Getting in the habit of wearing a hat

Rather than fearing hat hair, Yumi relishes the five minutes she saves from not doing her hair at all — and covering it up instead.

Now she’s speaking my language.

Faceless portrait of someone wearing a red hat in the country
IMAGEHats can help you make a statement (or blend in).(ABC Open)

Yumi has a rack of hooks at the doorway of her home to make sure she rarely leaves home without her hat.

“If you’re a busy woman and you can find your hat, it’s such a timesaver — chuck it on your head and make no apologies.”

To get in the headspace of wearing a hat regularly, Yumi compares it to quitting smoking.

Stay with me.

“One day you just have to make that decision and say ‘I’m not a non-smoker’,” she says.
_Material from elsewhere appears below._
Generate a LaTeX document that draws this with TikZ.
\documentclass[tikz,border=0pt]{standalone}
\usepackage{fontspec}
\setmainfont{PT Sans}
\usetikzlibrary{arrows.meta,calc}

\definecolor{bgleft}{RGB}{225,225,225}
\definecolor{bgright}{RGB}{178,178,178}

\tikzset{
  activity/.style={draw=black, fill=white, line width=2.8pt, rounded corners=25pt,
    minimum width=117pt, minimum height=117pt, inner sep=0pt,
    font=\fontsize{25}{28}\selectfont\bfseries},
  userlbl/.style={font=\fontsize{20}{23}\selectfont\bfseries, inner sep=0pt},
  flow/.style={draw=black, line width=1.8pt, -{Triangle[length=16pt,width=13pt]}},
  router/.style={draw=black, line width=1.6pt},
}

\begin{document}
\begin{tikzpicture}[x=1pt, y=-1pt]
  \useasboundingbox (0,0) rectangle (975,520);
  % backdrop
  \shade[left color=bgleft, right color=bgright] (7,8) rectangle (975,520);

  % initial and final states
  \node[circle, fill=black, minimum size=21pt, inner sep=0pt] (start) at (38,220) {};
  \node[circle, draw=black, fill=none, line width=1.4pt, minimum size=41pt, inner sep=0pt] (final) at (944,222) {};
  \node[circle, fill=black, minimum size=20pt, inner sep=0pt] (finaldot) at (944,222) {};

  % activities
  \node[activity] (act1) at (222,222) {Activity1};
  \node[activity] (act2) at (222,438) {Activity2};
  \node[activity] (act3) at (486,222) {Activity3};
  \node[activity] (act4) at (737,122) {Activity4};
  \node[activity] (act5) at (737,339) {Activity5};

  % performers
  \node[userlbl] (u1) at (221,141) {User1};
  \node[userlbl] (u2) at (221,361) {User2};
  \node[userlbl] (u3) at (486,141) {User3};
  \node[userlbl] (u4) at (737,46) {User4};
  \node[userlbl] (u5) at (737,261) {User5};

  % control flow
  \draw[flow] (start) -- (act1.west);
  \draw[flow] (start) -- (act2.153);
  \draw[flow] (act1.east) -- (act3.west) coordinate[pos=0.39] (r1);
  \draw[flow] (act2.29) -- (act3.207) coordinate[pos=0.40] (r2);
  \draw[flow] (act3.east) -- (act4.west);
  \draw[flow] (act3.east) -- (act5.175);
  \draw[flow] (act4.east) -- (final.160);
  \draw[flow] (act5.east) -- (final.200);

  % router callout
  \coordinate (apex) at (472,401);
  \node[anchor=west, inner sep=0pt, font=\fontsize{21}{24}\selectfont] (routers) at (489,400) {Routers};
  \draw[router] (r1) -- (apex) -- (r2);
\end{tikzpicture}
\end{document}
“It helped me quit smoking to think of myself as a non-smoker and the hat thing is the same — ‘today onwards I’m a hat wearer’.”

Ultimately, if it feels good on your head, you’re more likely to wear it.

I can also highly recommend finding a hat-loving buddy to help you out when planning your new hatted style. 

Yumi and I bonded over the fact we both have huge heads and are now texting about our next hat purchases.

Woman laughing wearing a hat and holding a camera
IMAGEYou’ll be this happy when you find your perfect hat match.